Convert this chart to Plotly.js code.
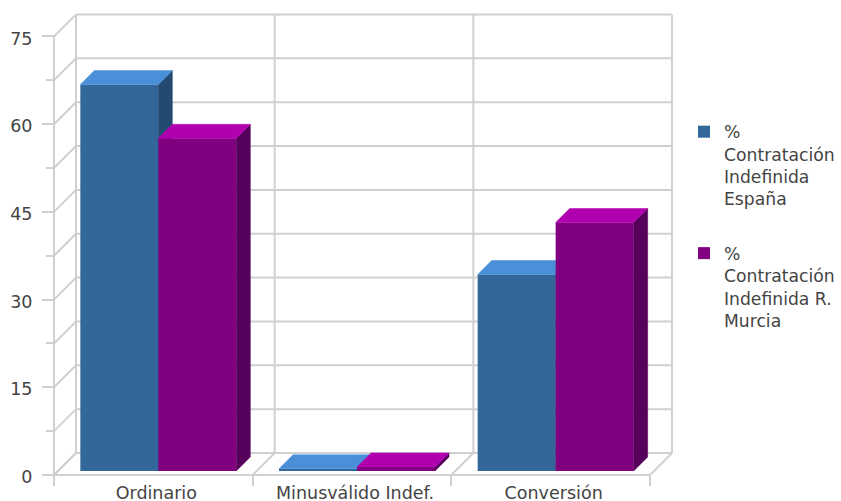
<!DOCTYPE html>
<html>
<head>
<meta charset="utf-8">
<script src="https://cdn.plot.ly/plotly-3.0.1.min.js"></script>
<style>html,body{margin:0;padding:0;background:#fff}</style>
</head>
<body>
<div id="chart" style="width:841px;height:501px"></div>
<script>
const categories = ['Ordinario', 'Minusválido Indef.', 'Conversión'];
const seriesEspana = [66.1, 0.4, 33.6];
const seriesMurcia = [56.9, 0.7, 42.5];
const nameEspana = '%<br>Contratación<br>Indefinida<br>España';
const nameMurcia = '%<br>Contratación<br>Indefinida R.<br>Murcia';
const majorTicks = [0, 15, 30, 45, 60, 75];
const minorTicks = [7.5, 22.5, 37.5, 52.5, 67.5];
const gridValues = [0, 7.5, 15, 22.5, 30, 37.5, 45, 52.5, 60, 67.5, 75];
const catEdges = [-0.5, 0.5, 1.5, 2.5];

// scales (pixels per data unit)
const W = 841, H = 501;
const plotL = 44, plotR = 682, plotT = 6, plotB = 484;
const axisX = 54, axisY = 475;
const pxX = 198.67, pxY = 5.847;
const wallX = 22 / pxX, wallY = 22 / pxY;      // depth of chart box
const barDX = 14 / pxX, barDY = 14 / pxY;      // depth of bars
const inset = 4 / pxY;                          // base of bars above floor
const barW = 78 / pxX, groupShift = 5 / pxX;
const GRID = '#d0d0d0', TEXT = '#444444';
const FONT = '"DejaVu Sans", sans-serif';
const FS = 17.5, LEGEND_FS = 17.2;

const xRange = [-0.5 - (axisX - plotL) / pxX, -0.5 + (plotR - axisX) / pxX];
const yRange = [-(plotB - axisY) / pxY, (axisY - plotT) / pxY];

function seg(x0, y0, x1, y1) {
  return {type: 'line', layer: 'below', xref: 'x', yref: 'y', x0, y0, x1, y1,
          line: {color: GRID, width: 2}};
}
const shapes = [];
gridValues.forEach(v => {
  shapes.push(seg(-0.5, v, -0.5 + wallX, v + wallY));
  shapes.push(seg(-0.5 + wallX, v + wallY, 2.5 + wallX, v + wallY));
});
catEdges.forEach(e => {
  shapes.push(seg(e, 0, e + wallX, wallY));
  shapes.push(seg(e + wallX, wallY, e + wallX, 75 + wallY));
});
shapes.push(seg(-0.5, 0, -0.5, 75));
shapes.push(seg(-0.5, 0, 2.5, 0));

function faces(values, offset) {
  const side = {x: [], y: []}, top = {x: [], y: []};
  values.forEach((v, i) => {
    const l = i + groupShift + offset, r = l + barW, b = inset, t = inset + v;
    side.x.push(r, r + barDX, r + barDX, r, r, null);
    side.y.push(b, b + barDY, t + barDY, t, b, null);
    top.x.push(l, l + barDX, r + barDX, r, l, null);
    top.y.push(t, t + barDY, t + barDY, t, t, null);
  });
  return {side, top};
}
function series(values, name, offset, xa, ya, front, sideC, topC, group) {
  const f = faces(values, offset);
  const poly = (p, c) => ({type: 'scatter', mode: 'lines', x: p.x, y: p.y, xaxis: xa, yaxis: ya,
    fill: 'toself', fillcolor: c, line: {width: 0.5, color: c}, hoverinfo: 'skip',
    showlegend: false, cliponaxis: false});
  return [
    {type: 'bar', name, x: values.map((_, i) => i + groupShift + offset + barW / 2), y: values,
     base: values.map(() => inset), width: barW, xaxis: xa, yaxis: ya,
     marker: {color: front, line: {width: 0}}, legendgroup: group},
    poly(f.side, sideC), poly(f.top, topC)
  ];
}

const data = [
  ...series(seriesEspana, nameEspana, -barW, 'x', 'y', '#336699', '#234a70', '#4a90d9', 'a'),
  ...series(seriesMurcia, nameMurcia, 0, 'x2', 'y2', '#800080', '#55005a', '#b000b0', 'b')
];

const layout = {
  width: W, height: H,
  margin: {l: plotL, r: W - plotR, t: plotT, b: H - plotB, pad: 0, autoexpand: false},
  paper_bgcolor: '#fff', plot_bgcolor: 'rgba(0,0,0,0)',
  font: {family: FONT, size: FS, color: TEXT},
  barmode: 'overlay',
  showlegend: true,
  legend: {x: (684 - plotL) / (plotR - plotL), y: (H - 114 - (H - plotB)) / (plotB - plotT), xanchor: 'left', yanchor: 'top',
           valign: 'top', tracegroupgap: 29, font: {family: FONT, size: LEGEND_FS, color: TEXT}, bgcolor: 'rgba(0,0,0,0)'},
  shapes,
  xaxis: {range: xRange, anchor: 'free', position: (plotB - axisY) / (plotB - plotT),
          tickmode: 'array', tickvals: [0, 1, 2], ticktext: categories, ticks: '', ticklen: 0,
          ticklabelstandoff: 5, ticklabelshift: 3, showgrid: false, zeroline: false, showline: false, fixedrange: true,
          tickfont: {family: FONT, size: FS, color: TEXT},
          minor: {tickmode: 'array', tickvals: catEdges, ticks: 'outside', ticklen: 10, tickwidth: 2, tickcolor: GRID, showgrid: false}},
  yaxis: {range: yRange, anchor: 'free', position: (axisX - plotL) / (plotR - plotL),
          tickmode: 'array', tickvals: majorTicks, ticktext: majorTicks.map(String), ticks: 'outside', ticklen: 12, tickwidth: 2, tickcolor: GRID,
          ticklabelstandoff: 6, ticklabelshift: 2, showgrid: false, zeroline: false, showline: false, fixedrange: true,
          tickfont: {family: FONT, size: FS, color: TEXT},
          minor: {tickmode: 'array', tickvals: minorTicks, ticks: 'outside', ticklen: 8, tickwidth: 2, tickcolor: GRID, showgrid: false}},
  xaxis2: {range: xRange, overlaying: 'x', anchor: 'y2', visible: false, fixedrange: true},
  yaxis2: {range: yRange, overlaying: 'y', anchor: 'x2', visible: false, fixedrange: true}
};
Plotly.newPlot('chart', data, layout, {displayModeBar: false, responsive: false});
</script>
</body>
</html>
□ □ □ □ □ □ □
* JOB *
Using the data above, print every line exactly, omitting pictures.

* TASK RESPONSE *
Convert this chart to Plotly.js code.
<!DOCTYPE html>
<html>
<head>
<meta charset="utf-8">
<script src="https://cdn.plot.ly/plotly-3.0.1.min.js"></script>
<style>html,body{margin:0;padding:0;background:#fff}</style>
</head>
<body>
<div id="chart" style="width:841px;height:501px"></div>
<script>
const categories = ['Ordinario', 'Minusválido Indef.', 'Conversión'];
const seriesEspana = [66.1, 0.4, 33.6];
const seriesMurcia = [56.9, 0.7, 42.5];
const nameEspana = '%<br>Contratación<br>Indefinida<br>España';
const nameMurcia = '%<br>Contratación<br>Indefinida R.<br>Murcia';
const majorTicks = [0, 15, 30, 45, 60, 75];
const minorTicks = [7.5, 22.5, 37.5, 52.5, 67.5];
const gridValues = [0, 7.5, 15, 22.5, 30, 37.5, 45, 52.5, 60, 67.5, 75];
const catEdges = [-0.5, 0.5, 1.5, 2.5];

// scales (pixels per data unit)
const W = 841, H = 501;
const plotL = 44, plotR = 682, plotT = 6, plotB = 484;
const axisX = 54, axisY = 475;
const pxX = 198.67, pxY = 5.847;
const wallX = 22 / pxX, wallY = 22 / pxY;      // depth of chart box
const barDX = 14 / pxX, barDY = 14 / pxY;      // depth of bars
const inset = 4 / pxY;                          // base of bars above floor
const barW = 78 / pxX, groupShift = 5 / pxX;
const GRID = '#d0d0d0', TEXT = '#444444';
const FONT = '"DejaVu Sans", sans-serif';
const FS = 17.5, LEGEND_FS = 17.2;

const xRange = [-0.5 - (axisX - plotL) / pxX, -0.5 + (plotR - axisX) / pxX];
const yRange = [-(plotB - axisY) / pxY, (axisY - plotT) / pxY];

function seg(x0, y0, x1, y1) {
  return {type: 'line', layer: 'below', xref: 'x', yref: 'y', x0, y0, x1, y1,
          line: {color: GRID, width: 2}};
}
const shapes = [];
gridValues.forEach(v => {
  shapes.push(seg(-0.5, v, -0.5 + wallX, v + wallY));
  shapes.push(seg(-0.5 + wallX, v + wallY, 2.5 + wallX, v + wallY));
});
catEdges.forEach(e => {
  shapes.push(seg(e, 0, e + wallX, wallY));
  shapes.push(seg(e + wallX, wallY, e + wallX, 75 + wallY));
});
shapes.push(seg(-0.5, 0, -0.5, 75));
shapes.push(seg(-0.5, 0, 2.5, 0));

function faces(values, offset) {
  const side = {x: [], y: []}, top = {x: [], y: []};
  values.forEach((v, i) => {
    const l = i + groupShift + offset, r = l + barW, b = inset, t = inset + v;
    side.x.push(r, r + barDX, r + barDX, r, r, null);
    side.y.push(b, b + barDY, t + barDY, t, b, null);
    top.x.push(l, l + barDX, r + barDX, r, l, null);
    top.y.push(t, t + barDY, t + barDY, t, t, null);
  });
  return {side, top};
}
function series(values, name, offset, xa, ya, front, sideC, topC, group) {
  const f = faces(values, offset);
  const poly = (p, c) => ({type: 'scatter', mode: 'lines', x: p.x, y: p.y, xaxis: xa, yaxis: ya,
    fill: 'toself', fillcolor: c, line: {width: 0.5, color: c}, hoverinfo: 'skip',
    showlegend: false, cliponaxis: false});
  return [
    {type: 'bar', name, x: values.map((_, i) => i + groupShift + offset + barW / 2), y: values,
     base: values.map(() => inset), width: barW, xaxis: xa, yaxis: ya,
     marker: {color: front, line: {width: 0}}, legendgroup: group},
    poly(f.side, sideC), poly(f.top, topC)
  ];
}

const data = [
  ...series(seriesEspana, nameEspana, -barW, 'x', 'y', '#336699', '#234a70', '#4a90d9', 'a'),
  ...series(seriesMurcia, nameMurcia, 0, 'x2', 'y2', '#800080', '#55005a', '#b000b0', 'b')
];

const layout = {
  width: W, height: H,
  margin: {l: plotL, r: W - plotR, t: plotT, b: H - plotB, pad: 0, autoexpand: false},
  paper_bgcolor: '#fff', plot_bgcolor: 'rgba(0,0,0,0)',
  font: {family: FONT, size: FS, color: TEXT},
  barmode: 'overlay',
  showlegend: true,
  legend: {x: (684 - plotL) / (plotR - plotL), y: (H - 114 - (H - plotB)) / (plotB - plotT), xanchor: 'left', yanchor: 'top',
           valign: 'top', tracegroupgap: 29, font: {family: FONT, size: LEGEND_FS, color: TEXT}, bgcolor: 'rgba(0,0,0,0)'},
  shapes,
  xaxis: {range: xRange, anchor: 'free', position: (plotB - axisY) / (plotB - plotT),
          tickmode: 'array', tickvals: [0, 1, 2], ticktext: categories, ticks: '', ticklen: 0,
          ticklabelstandoff: 5, ticklabelshift: 3, showgrid: false, zeroline: false, showline: false, fixedrange: true,
          tickfont: {family: FONT, size: FS, color: TEXT},
          minor: {tickmode: 'array', tickvals: catEdges, ticks: 'outside', ticklen: 10, tickwidth: 2, tickcolor: GRID, showgrid: false}},
  yaxis: {range: yRange, anchor: 'free', position: (axisX - plotL) / (plotR - plotL),
          tickmode: 'array', tickvals: majorTicks, ticktext: majorTicks.map(String), ticks: 'outside', ticklen: 12, tickwidth: 2, tickcolor: GRID,
          ticklabelstandoff: 6, ticklabelshift: 2, showgrid: false, zeroline: false, showline: false, fixedrange: true,
          tickfont: {family: FONT, size: FS, color: TEXT},
          minor: {tickmode: 'array', tickvals: minorTicks, ticks: 'outside', ticklen: 8, tickwidth: 2, tickcolor: GRID, showgrid: false}},
  xaxis2: {range: xRange, overlaying: 'x', anchor: 'y2', visible: false, fixedrange: true},
  yaxis2: {range: yRange, overlaying: 'y', anchor: 'x2', visible: false, fixedrange: true}
};
Plotly.newPlot('chart', data, layout, {displayModeBar: false, responsive: false});
</script>
</body>
</html>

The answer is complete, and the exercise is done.